Intervention de Robert Badinter

Réunion du 5 juillet 2007 à 15h30
Récidive des majeurs et des mineurs — Article 1er, amendement 30

Photo de Robert BadinterRobert Badinter :

Je profiterai de cette intervention pour revenir sur l'amendement n° 30 que je n'ai en définitive pas exposé.

La question qui est ici posée est importante, puisqu'elle concerne le cas du récidiviste qui réitère ou qui récidive - il ne s'agit en effet pas toujours d'un multirécidiviste. Or, dans ce cas, selon le principe de la loi, la peine plancher est applicable et il n'est prévu qu'une dérogation, à savoir « les garanties exceptionnelles d'insertion ou de réinsertion » ; je souligne que nous sommes ici en matière criminelle.

Je tiens à rappeler que le principe de l'individualisation des peines est un principe fondamental, constitutionnel : on doit juger en considération des circonstances de l'affaire, de la gravité de celle-ci, de la personnalité de celui qui est condamné et, ainsi que cela a été ajouté à juste titre, de la prise en compte des intérêts de la victime.

En l'occurrence, pour ouvrir une fenêtre sur l'automaticité de la peine plancher et assurer le respect a minima de l'exigence constitutionnelle, à savoir l'individualisation de la peine - c'est aussi une condition de bonne justice -, le principe inscrit dans la loi est la prise en compte par une décision motivée des caractères que j'ai évoqués tout à l'heure - gravité, circonstances, personnalité de l'accusé - auxquels sont ajoutées les « garanties de réinsertion ».

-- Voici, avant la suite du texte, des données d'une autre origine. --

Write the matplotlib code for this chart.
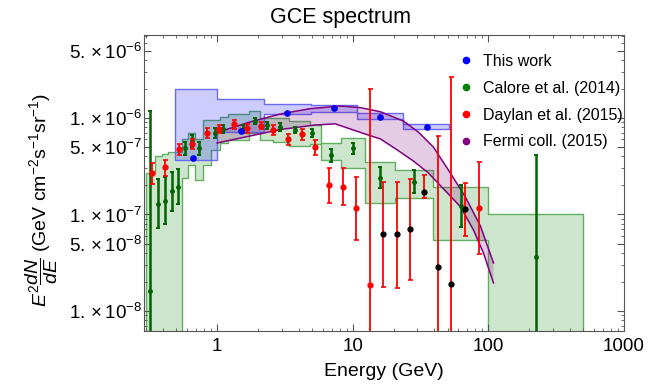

Or, dans le texte que j'évoque, les deux premières conditions ont disparu. Ainsi, la personnalité de l'accusé n'importe plus ; c'est absolument contraire à l'individualisation des peines, et on l'évacue donc. Quant aux circonstances, qui sont celles que le juge apprécie, on les évacue également, quelles qu'elles soient. Elles ne sont plus de nature à empêcher d'échapper à la mise en oeuvre quasi automatique de la peine plancher. Seule la garantie de réinsertion subsiste.

Dès lors, je voudrais poser une question, car j'ai rarement vu pareil escamotage dans un texte !

Comment voulez-vous que les magistrats et les jurés, au moment où ils vont prononcer une peine criminelle très lourde, puissent déterminer s'il y aura à la sortie de prison - six, sept, dix ou quinze ans plus tard - des garanties exceptionnelles d'insertion ? C'est impossible ! Aucun jury de cour d'assises n'est en mesure de le savoir.

Il est un seul cas dans lequel une telle affirmation pourra être avancée, et j'attire l'attention de la Haute Assemblée à cet égard tant je le trouve profondément injuste. Jadis, du temps de ma jeunesse, on débattait beaucoup de l'existence d'une justice de classes.